IPv6 for SMBs? Not So Fast

In 2011, the global free pool of available IPv4 addresses ran dry. That doesn’t mean that IPv4 addresses are no longer valid, it just means that in order for big networks to scale, they need to start using the next generation IPv6 addresses. But what about small business users?

IPv4 provided more than 4.3 billion addresses, while IPv6 — with its 128-bit addressing scheme — can support 340 trillion, trillion, trillion (34 x 10 to the 38th power) Internet addresses. Networking vendor Kerio is now adding IPv6 support to its small business UTM (Unified Theat Management) firewall appliance with its Kerio Control 7.3 update.

Kerio leverages Linux and specifically components of the Debian Linux distribution for its UTM device. The Linux operating system supports IPv6 as well as IPv4.

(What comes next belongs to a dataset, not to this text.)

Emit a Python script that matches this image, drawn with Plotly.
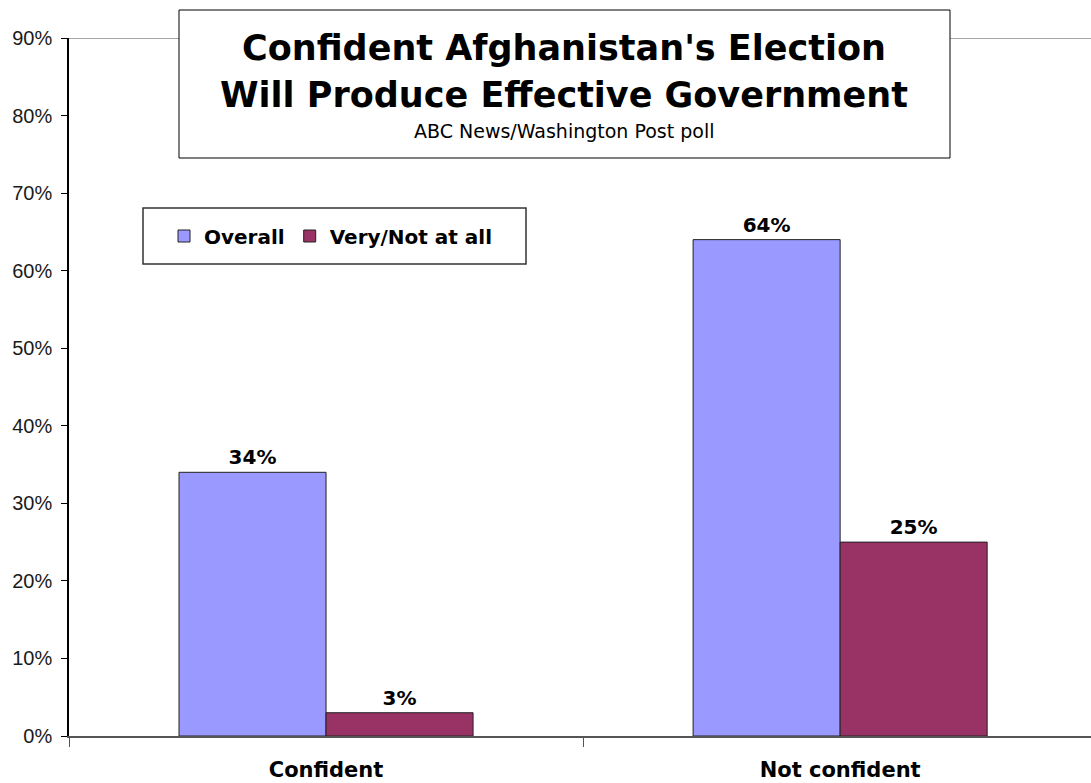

Though Kerio is adding IPv6 support for SMBs, that doesn’t necessarily mean that small businesses need to be moving to IPv6 today.

“We’re definitely not telling small businesses to go out and use IPv6,” James Gudeli, vice president of business development at Kerio, told InternetNews.com. “We want to make sure that people are aware of IPv6 traffic on their network.”

Kerio Control 7.3 provides visibility into IPv6 traffic so that a small business can monitor and be aware of activity. The hidden truth about IPv6 is that even though it’s not broadly adopted, it is widely supported on consumer operating systems. Both Apple Macs and Microsoft Windows PCs already support IPv6. A user could potentially tunnel IPv6 traffic over the network and that could represent a security risk.

“If users are trying to get an IPv6 address, and you don’t realize that your DSL modem from your Internet Service Provider will provide it to them, you could open up a hole that you don’t know about,” Gudeli said. “By seeing if there is any IPv6 network on your traffic that you didn’t authorize, Kerio gives you the capability to block it, if necessary.”

Gudeli stressed that eventually it will be necessary for small business to move IPv6, but it’s not a strong business need today. Of course, awareness is important to help mitigate risks.

IPv6 capabilities aren’t yet fully baked into Kerio’s UTM either. Gudeli noted that for IPv4, Kerio has bandwidth management, reporting and individual user information visibility. The same services are not currently available on IPv6. Instead, all Kerio can do today is simply see the traffic and then help the small business to either allow that traffic or to block it.

“We intend to get to the point where all the services that we have for IPv4 are available on IPv6, but it’s not with this release; it’ll be an incremental process for us.”